To show that $\lim_{r \to \infty} \int_{\|x\| \le r} f$ exists, it is sufficient to show that $\lim_{r \to \infty} \int_{\|x\| \le r} f_+$ and $\lim_{r \to \infty} \int_{\|x\| \le r} f_-$ exist, where $f_+=\max(f,0), f_- = \max(-f,0)$. Since $f_+, f_-$ are continuous, and are bounded above by $|f|$, it is sufficient to show that $\lim_{r \to \infty} \int_{\|x\| \le r} |f|$ exists (and is finite).
Note that if $0 \le h \le g$ and $g$ is improperly integrable, then $h$ is improperly integrable.
In the above case, it is sufficient to show that $\int_{R \le \|x\| \le r} {1 \over \|x\|^p} dx$ exists (and is finite). For simplicity we can assume that $R$ is an integer.
Let $S$ be the volume of $B(0,1)$, note that the volume of $B(0,r)$ is $S^n$. Let $g$ be the function $g(x) = \sum_{k=R}^\infty 1_{B(0,k+1)\setminus B(0,k)}(x) {1 \over k^p}$, note that $g(x) = {1 \over \lfloor \|x\| \rfloor^p} \ge {1 \over \|x\|^p}$ for $\|x\| \ge R$. Note that the set of discontinuities of $g$ have measure zero, and hence $g$ is integrable on any closed ball of finite radius.

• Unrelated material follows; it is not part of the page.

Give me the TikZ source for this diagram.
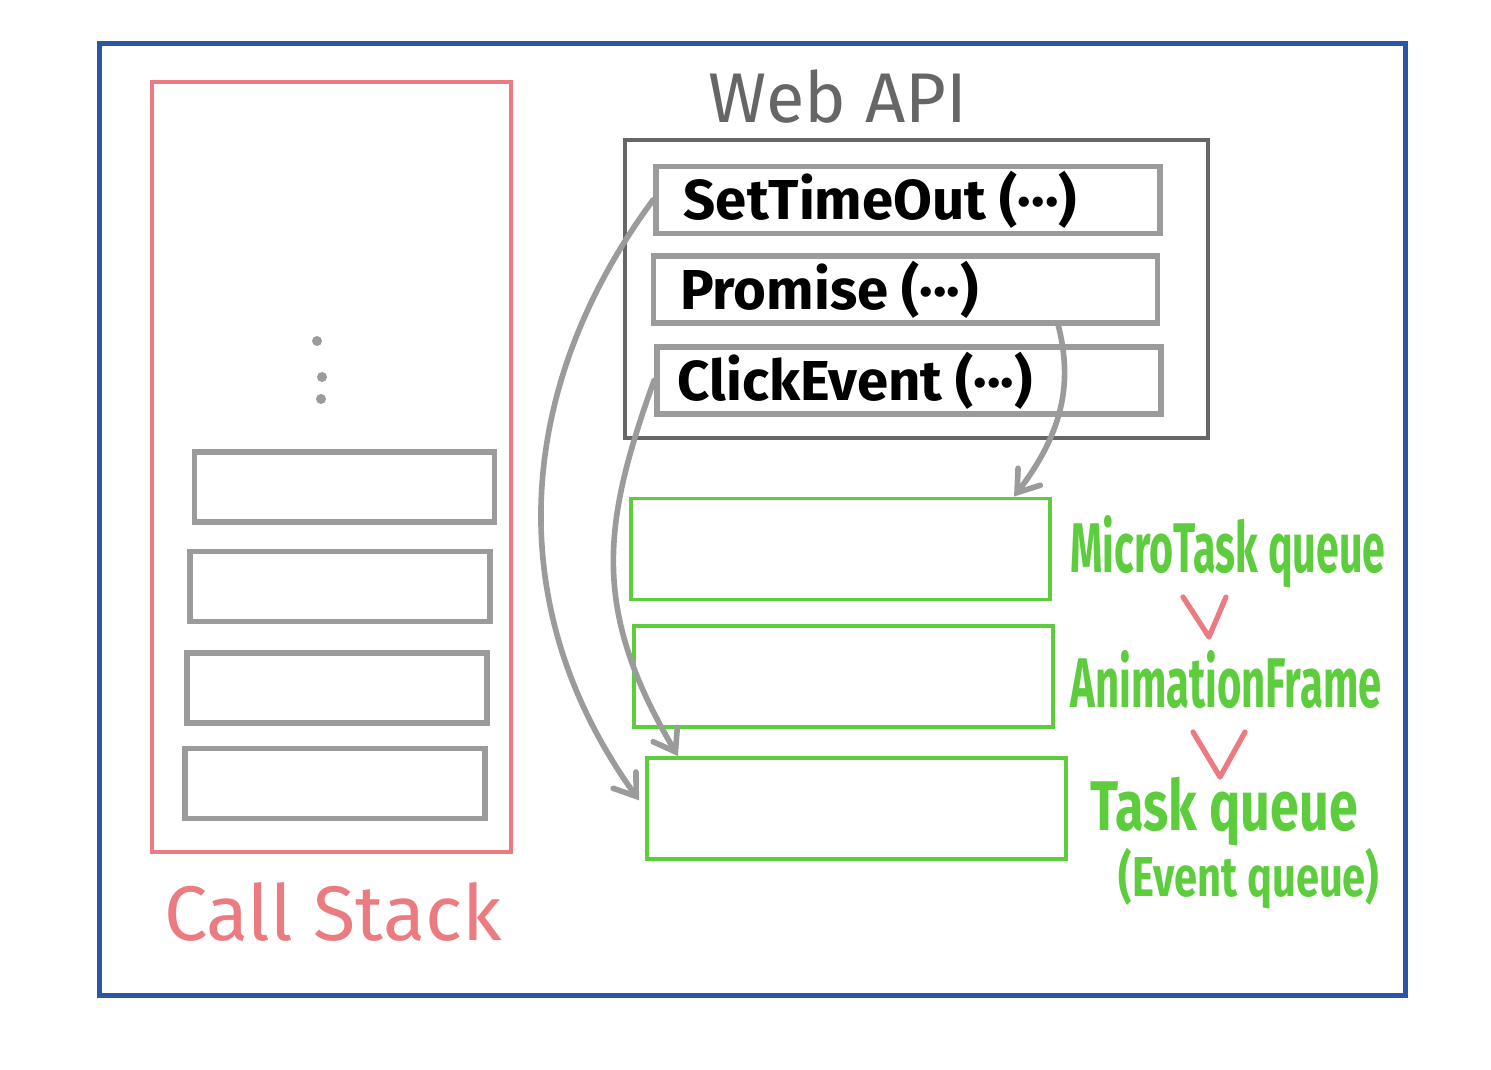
\documentclass[tikz,border=0pt]{standalone}
\usepackage{fontspec}
\setmainfont{Fira Sans}
\usetikzlibrary{arrows.meta,positioning}

\definecolor{frameblue}{HTML}{2A57A3}
\definecolor{stackred}{HTML}{EB7B80}
\definecolor{boxgray}{HTML}{9B9B9B}
\definecolor{apigray}{HTML}{666666}
\definecolor{queuegreen}{HTML}{5DCD3E}

\tikzset{
    stackbox/.style={draw=boxgray, line width=1.6pt, inner sep=0pt, minimum width=3cm, minimum height=0.7cm},
    apibox/.style={draw=boxgray, line width=1.6pt, inner sep=0pt, minimum width=5.04cm, minimum height=0.67cm},
    queuebox/.style={draw=queuegreen, line width=1.1pt, inner sep=0pt, minimum width=4.19cm, minimum height=1.01cm},
    apilabel/.style={anchor=west, inner sep=0pt, font=\bfseries\fontsize{16}{19}\selectfont},
    queuelabel/.style={text=queuegreen, inner sep=0pt, transform shape, font=\bfseries\fontsize{20}{24}\selectfont},
    flow/.style={->, draw=boxgray, line width=1.6pt, line cap=round},
    chevron/.style={draw=stackred, line width=1.5pt, line cap=round, line join=round}
}

\begin{document}
\begin{tikzpicture}[x=0.01cm, y=-0.01cm, >={Straight Barb[length=2mm, width=2.8mm, line cap=round]}]
    \useasboundingbox (0,0) rectangle (1491,1070);

    % Frame and call stack
    \node [draw=frameblue, line width=1.3pt, minimum width=13.05cm, minimum height=9.51cm] (frame) at (752.5,519.5) {};
    \node [draw=stackred, line width=1.1pt, minimum width=3.59cm, minimum height=7.7cm] (stack) at (331.5,467) {};
    \node [text=stackred, font=\fontsize{22}{26}\selectfont] (stacklabel) at (333,912) {Call Stack};

    \node [stackbox] (c1) at (344.5,487) {};
    \node [stackbox] (c2) at (340,586.5) {};
    \node [stackbox] (c3) at (337,688) {};
    \node [stackbox] (c4) at (335,783.5) {};

    % Dots above the frames
    \fill [boxgray] (317,341) circle (5) (322,377) circle (5) (321,399) circle (5);

    % Web API
    \node [text=apigray, font=\fontsize{20}{24}\selectfont] (apilabel) at (838,97) {Web API};
    \node [draw=apigray, line width=1.3pt, minimum width=5.83cm, minimum height=2.98cm] (webapi) at (916.5,289) {};

    \node [apibox] (timeout) at (908,200) {};
    \node [apibox] (promise) at (905.5,289.5) {};
    \node [apibox] (click)   at (909,380.5) {};

    \node [apilabel, right=0.3cm of timeout.west] {SetTimeOut (···)};
    \node [apilabel, right=0.29cm of promise.west] {Promise (···)};
    \node [apilabel, right=0.23cm of click.west]   {ClickEvent (···)};

    % Queues
    \node [queuebox] (micro) at (840.5,549) {};
    \node [queuebox] (anim)  at (843.5,676.5) {};
    \node [queuebox] (task)  at (856.5,808.5) {};

    \node [queuelabel, xscale=0.585] (microlabel) at (1228,552) {MicroTask queue};
    \node [queuelabel, xscale=0.595] (animlabel)  at (1226,680) {AnimationFrame};
    \node [queuelabel, xscale=0.74] (tasklabel)  at (1224,812) {Task queue};
    \node [queuelabel, xscale=0.74, font=\bfseries\fontsize{16}{19}\selectfont] (eventlabel) at (1249,879) {(Event queue)};

    \draw [chevron] (1183,597) -- (1209,637) -- (1226,597);
    \draw [chevron] (1193,732) -- (1220,777) -- (1245,732);

    % Paths
    \draw [flow, shorten >=1mm] (timeout.west) .. controls (520,380) and (495,600) .. (task.west);
    \draw [flow] (click.west) .. controls (603,523) and (590,608) .. ([xshift=0.33cm]task.north west);
    \draw [flow] ([xshift=-1.02cm]promise.south east) .. controls (1072,380) and (1065,430) .. ([xshift=-0.38cm]micro.north east);
\end{tikzpicture}
\end{document}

We have $\int_{\|x\| \le r} g \le \sum_{k=R}^\infty ((k+1)^n-k^n) S {1 \over k^p}$, and $p(x) = (x+1)^n -x^n$ is a polynomial of degree $n-1$ and since $p-(n-1) > 1$ we see that the series is summable and hence $\lim_{r \to \infty} \int_{\|x\| \le r} g$ exists and so $f$ is integrable.